The 2 player games were fun, but I just have better ways of spending my time than trying to roll a monkey (cutesy one at that) around a level and getting bored.

Sorry, I just don't like Nintendo but I spent £200 to prove I didnt.
Tue 13/08/02 at 15:33
Regular
"Infantalised Forums"
Posts: 23,089
Goatboy wrote:
> Did you know you’re more likely to enjoy getting bum-raped by a
> Mountain Gorilla than you are to retire happy?

> I don’t need to hear your assface stereo pumping out the bassline to
> the So Solid Crew. Assface.

> Godawful machine for knucklewalking pygmie mules.
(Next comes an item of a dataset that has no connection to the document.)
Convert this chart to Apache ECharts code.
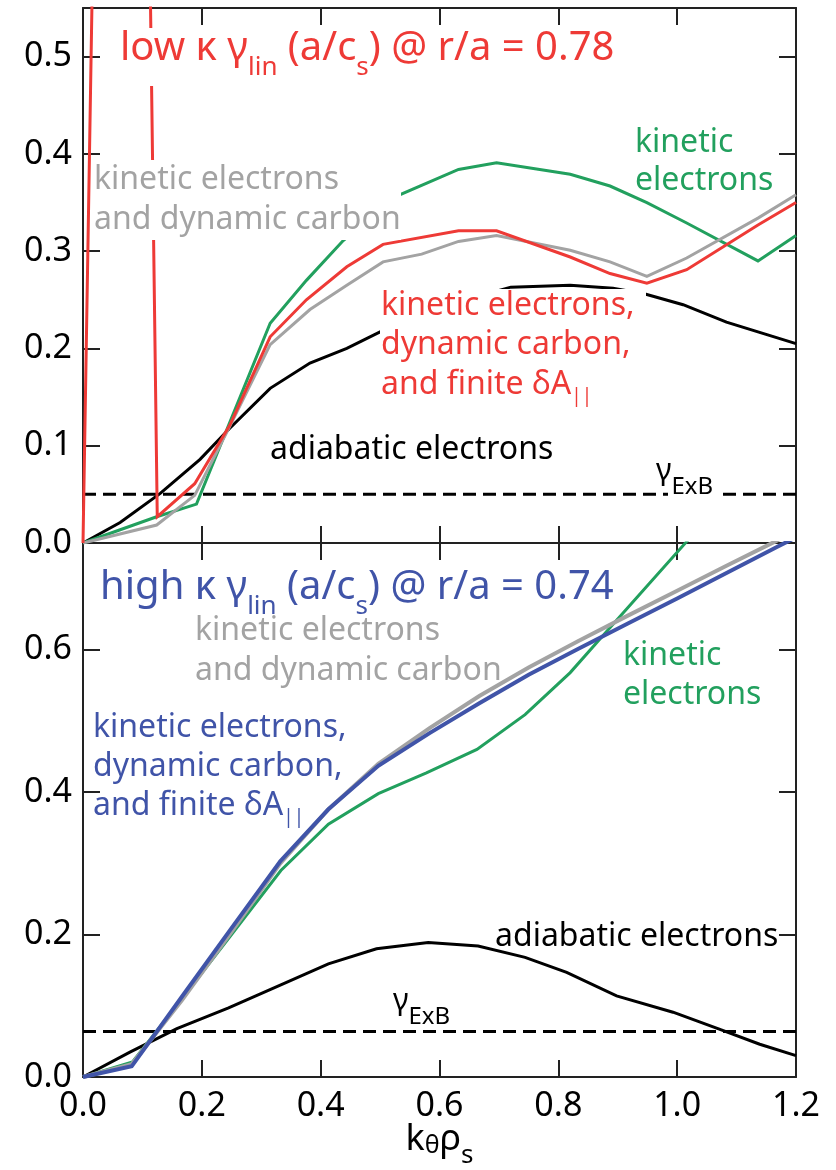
<!DOCTYPE html>
<html><head><meta charset="utf-8">
<script src="https://cdn.jsdelivr.net/npm/echarts@6/dist/echarts.min.js"></script>
<style>html,body{margin:0;padding:0;background:#fff}#c{width:836px;height:1170px}</style>
</head><body><div id="c"></div>
<script>
// ---------- data ----------
const xTickValues = [0, 0.2, 0.4, 0.6, 0.8, 1.0, 1.2];
const yTicksTop = [0, 0.1, 0.2, 0.3, 0.4, 0.5];
const yTicksBottom = [0, 0.2, 0.4, 0.6];

// top panel (low kappa, r/a = 0.78)
const topAdiabaticX = [0, 0.0625, 0.13, 0.197, 0.247, 0.315, 0.382, 0.444, 0.5, 0.6, 0.72, 0.82, 0.892, 0.946, 1.01, 1.083, 1.2];
const topAdiabaticY = [0, 0.021, 0.051, 0.086, 0.118, 0.159, 0.185, 0.2, 0.217, 0.243, 0.263, 0.265, 0.262, 0.256, 0.245, 0.227, 0.205];
const topKineticX = [0, 0.124, 0.191, 0.315, 0.376, 0.438, 0.533, 0.632, 0.696, 0.820, 0.887, 0.949, 1.016, 1.136, 1.2];
const topKineticY = [0, 0.027, 0.040, 0.226, 0.270, 0.311, 0.358, 0.384, 0.391, 0.379, 0.367, 0.350, 0.329, 0.290, 0.316];
const topCarbonX = [0, 0.124, 0.188, 0.247, 0.315, 0.382, 0.444, 0.505, 0.570, 0.632, 0.696, 0.820, 0.887, 0.949, 1.016, 1.136, 1.2];
const topCarbonY = [0, 0.0185, 0.049, 0.12, 0.204, 0.24, 0.265, 0.289, 0.297, 0.310, 0.316, 0.301, 0.289, 0.274, 0.293, 0.334, 0.358];
const topFullX = [0, 0.07, 0.125, 0.188, 0.247, 0.315, 0.376, 0.444, 0.505, 0.632, 0.696, 0.820, 0.887, 0.949, 1.016, 1.136, 1.2];
const topFullY = [0, 2.57, 0.027, 0.061, 0.121, 0.212, 0.25, 0.284, 0.307, 0.321, 0.321, 0.294, 0.277, 0.267, 0.281, 0.327, 0.350];
const topExB = 0.05;

// bottom panel (high kappa, r/a = 0.74)
const botAdiabaticX = [0, 0.079, 0.158, 0.245, 0.332, 0.413, 0.494, 0.581, 0.665, 0.744, 0.814, 0.898, 0.993, 1.072, 1.139, 1.2];
const botAdiabaticY = [0, 0.035, 0.068, 0.097, 0.129, 0.159, 0.180, 0.189, 0.184, 0.168, 0.147, 0.114, 0.091, 0.067, 0.046, 0.030];
const botKineticX = [0, 0.0833, 0.1667, 0.25, 0.333, 0.413, 0.497, 0.578, 0.663, 0.744, 0.82, 0.87, 1.016, 1.1];
const botKineticY = [0, 0.021, 0.11, 0.2, 0.29, 0.355, 0.398, 0.427, 0.46, 0.509, 0.568, 0.615, 0.752, 0.83];
const botCarbonX = [0, 0.082, 0.1667, 0.25, 0.332, 0.413, 0.497, 0.5833, 0.667, 0.75, 0.833, 0.917, 1.0, 1.083, 1.167, 1.2];
const botCarbonY = [0, 0.018, 0.108, 0.204, 0.3, 0.376, 0.44, 0.49, 0.535, 0.575, 0.612, 0.648, 0.683, 0.718, 0.753, 0.768];
const botFullX = [0, 0.082, 0.1667, 0.25, 0.332, 0.413, 0.497, 0.5833, 0.667, 0.75, 0.833, 0.917, 1.0, 1.083, 1.167, 1.2];
const botFullY = [0, 0.015, 0.113, 0.209, 0.303, 0.376, 0.437, 0.483, 0.525, 0.565, 0.601, 0.637, 0.672, 0.708, 0.744, 0.758];
const botExB = 0.064;

// ---------- styling ----------
const FONT = "'Noto Sans', sans-serif";
const RED = '#EE3A36', GREEN = '#22A05E', GREY = '#A3A3A3', BLUE = '#4054A8', BLACK = '#000000', AX = '#222222';

function pairs(xs, ys) { return xs.map((x, i) => [x, ys[i]]); }
function lineSeries(name, xs, ys, color, width, gi, z, dashed) {
  return {
    type: 'line', name, data: pairs(xs, ys), xAxisIndex: gi * 2, yAxisIndex: gi * 2,
    symbol: 'none', silent: true, clip: true, z,
    lineStyle: { color, width, type: dashed ? [13, 7] : 'solid', cap: 'butt', join: 'miter' }
  };
}
function xAx(gi, pos, labels) {
  return {
    type: 'value', gridIndex: gi, position: pos, min: 0, max: 1.2, interval: 0.2,
    axisLine: { show: true, onZero: false, lineStyle: { color: AX, width: 2 } },
    axisTick: { show: true, inside: true, length: 17, lineStyle: { color: AX, width: 2 } },
    axisLabel: { show: labels, margin: 12, fontSize: 34, color: BLACK, fontFamily: FONT,
      formatter: v => xTickValues.some(t => Math.abs(t - v) < 1e-9) ? v.toFixed(1) : '' },
    splitLine: { show: false }
  };
}
function yAx(gi, pos, max, interval, ticks, labels) {
  return {
    type: 'value', gridIndex: gi, position: pos, min: 0, max, interval,
    axisLine: { show: true, onZero: false, lineStyle: { color: AX, width: 2 } },
    axisTick: { show: true, inside: true, length: 17, lineStyle: { color: AX, width: 2 } },
    axisLabel: { show: labels, margin: 11, fontSize: 34, color: BLACK, fontFamily: FONT, showMaxLabel: false,
      formatter: v => ticks.some(t => Math.abs(t - v) < 1e-9) ? v.toFixed(1) : '' },
    splitLine: { show: false }
  };
}
function label(x, y, text, color, fs, lh, rich, z) {
  return { type: 'text', x, y, z: z || 60, silent: true,
    style: { text, fill: color, fontSize: fs, fontFamily: FONT, lineHeight: lh, align: 'left', verticalAlign: 'top', rich: rich || {} } };
}
function mask(x, y, w, h) {
  return { type: 'rect', z: 50, silent: true, shape: { x, y, width: w, height: h }, style: { fill: '#ffffff' } };
}
// subscript tokens: small "height" + bottom alignment pushes them below the baseline
const subTitle = c => ({ s: { fontSize: 26, height: 3, lineHeight: 3, verticalAlign: 'bottom', fill: c, fontFamily: FONT } });
const subPar = c => ({ p: { fontSize: 19, height: 15, lineHeight: 15, verticalAlign: 'bottom', fill: c, fontFamily: FONT } });
const subExB = { e: { fontSize: 24, height: 2, lineHeight: 2, verticalAlign: 'bottom', fill: BLACK, fontFamily: FONT } };

const xAxes = [xAx(0, 'bottom', false), xAx(0, 'top', false), xAx(1, 'bottom', true), xAx(1, 'top', false)];
xAxes[2].name = 'k{t|θ}ρ{s|s}';
xAxes[2].nameLocation = 'middle';
xAxes[2].nameGap = 43;
xAxes[2].nameMoveOverlap = false;
xAxes[2].nameTextStyle = { fontSize: 36, color: BLACK, fontFamily: FONT, lineHeight: 40,
  rich: { t: { fontSize: 25, height: 28, lineHeight: 28, verticalAlign: 'bottom', fontFamily: FONT, color: BLACK },
          s: { fontSize: 26, height: 8, lineHeight: 8, verticalAlign: 'bottom', fontFamily: FONT, color: BLACK } } };

const option = {
  animation: false,
  backgroundColor: '#ffffff',
  grid: [
    { left: 83, top: 8, width: 713, height: 535 },
    { left: 83, top: 543, width: 713, height: 535 }
  ],
  xAxis: xAxes,
  yAxis: [yAx(0, 'left', 0.55, 0.1, yTicksTop, true), yAx(0, 'right', 0.55, 0.1, yTicksTop, false),
          yAx(1, 'left', 0.75, 0.2, yTicksBottom, true), yAx(1, 'right', 0.75, 0.2, yTicksBottom, false)],
  series: [
    lineSeries('top ExB', [0, 1.2], [topExB, topExB], BLACK, 3, 0, 2, true),
    lineSeries('top adiabatic electrons', topAdiabaticX, topAdiabaticY, BLACK, 3, 0, 3),
    lineSeries('top kinetic electrons', topKineticX, topKineticY, GREEN, 3, 0, 4),
    lineSeries('top kinetic electrons and dynamic carbon', topCarbonX, topCarbonY, GREY, 3, 0, 5),
    lineSeries('top kinetic electrons, dynamic carbon, finite dA', topFullX, topFullY, RED, 3, 0, 6),
    lineSeries('bottom ExB', [0, 1.2], [botExB, botExB], BLACK, 3, 1, 2, true),
    lineSeries('bottom adiabatic electrons', botAdiabaticX, botAdiabaticY, BLACK, 3, 1, 3),
    lineSeries('bottom kinetic electrons', botKineticX, botKineticY, GREEN, 3, 1, 4),
    lineSeries('bottom kinetic electrons and dynamic carbon', botCarbonX, botCarbonY, GREY, 4, 1, 5),
    lineSeries('bottom kinetic electrons, dynamic carbon, finite dA', botFullX, botFullY, BLUE, 4, 1, 6)
  ],
  graphic: { elements: [
    mask(118, 28, 506, 58),
    mask(94, 160, 307, 80),
    mask(380, 289, 266, 117),
    mask(668, 476, 49, 22),
    label(120, 29, 'low κ γ{s|lin} (a/c{s|s}) @ r/a = 0.78', RED, 40, 40, subTitle(RED)),
    label(94, 160, 'kinetic electrons\nand dynamic carbon', GREY, 32, 40),
    label(381, 286, 'kinetic electrons,\ndynamic carbon,\nand finite δA{p|||}', RED, 32, 39.5, subPar(RED)),
    label(635, 124, 'kinetic\nelectrons', GREEN, 32, 38),
    label(270, 430, 'adiabatic electrons', BLACK, 32, 39),
    label(656, 454, 'γ{e|ExB}', BLACK, 30, 34, subExB),
    label(100, 568, 'high κ γ{s|lin} (a/c{s|s}) @ r/a = 0.74', BLUE, 40, 40, subTitle(BLUE)),
    label(195, 611, 'kinetic electrons\nand dynamic carbon', GREY, 32, 40),
    label(93, 708, 'kinetic electrons,\ndynamic carbon,\nand finite δA{p|||}', BLUE, 32, 39, subPar(BLUE)),
    label(623, 637, 'kinetic\nelectrons', GREEN, 32, 38.5),
    label(495, 917, 'adiabatic electrons', BLACK, 32, 39),
    label(393, 984, 'γ{e|ExB}', BLACK, 30, 34, subExB)
  ] }
};
const chart = echarts.init(document.getElementById('c'), null, { renderer: 'canvas' });
chart.setOption(option);
</script></body></html>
> Don’t stand there randomly stabbing keys making grunty noises because
> it says “F##k off Pikey, get a job”.

> marmite-smeared-face kids and looked for gainful employment, you
> wouldn’t have to pray to the god of LIDL every time you used that
> tricky machine.

----

Only when I read this stuff back after I've written it do I realise how bizarre the inside of my head is.
Tue 13/08/02 at 15:34
Regular
"+34 Intellect"
Posts: 21,334
Goatboy wrote:
> I paid £30 something for it, I gave it as much of a chance as I
> could.
>
> I just sat there thinking "monkey in a ball. Roll monkey. End of
> level...hmmmmm"
> The 2 player games were fun, but I just have better ways of spending
> my time than trying to roll a monkey (cutesy one at that) around a
> level and getting bored.
>
> Sorry, I just don't like Nintendo but I spent £200 to prove I
> didnt.

Did you try the harder levels? The joy of monkey ball is in the challenge.

Well you sold yourself a bit short. You got what £50 for your cube and your games? You were bumped, had you a little more patience you could have got most of your money back.

Well dog and duck is on citv. i'd better go watch it.
Tue 13/08/02 at 15:35
Regular
"Excommunicated"
Posts: 23,284
No it's cool just with lots of swearing
Tue 13/08/02 at 15:41
Regular
"always swirling"
Posts: 2,852
cookie monster wrote:
> Well dog and duck is on citv. i'd better go watch it.

i've seen that one, on cbbc though you just missed the tweenies doing a blues song with the dog as the backing singer. just classic.
Tue 13/08/02 at 15:42
Regular
"Bounty housewife..."
Posts: 5,257
Lol

Keep it going Goaty !!

:D
Tue 13/08/02 at 16:52
Regular
"Copyright: FM Inc."
Posts: 10,338
Goatboy wrote:
> Teens in Cars...

Mine was a yellow Volkswagen Polo C 1100 with orange go-faster stripes and a magnetic CB Radio ariel stuck on the roof which often came off and dangled by the cable when going around corners too fast. The track was Two Tribes by Frankie Goes To Hollywood.

Now it's a white Citroen ZX Aura 1.9 TD but the CD player is bust.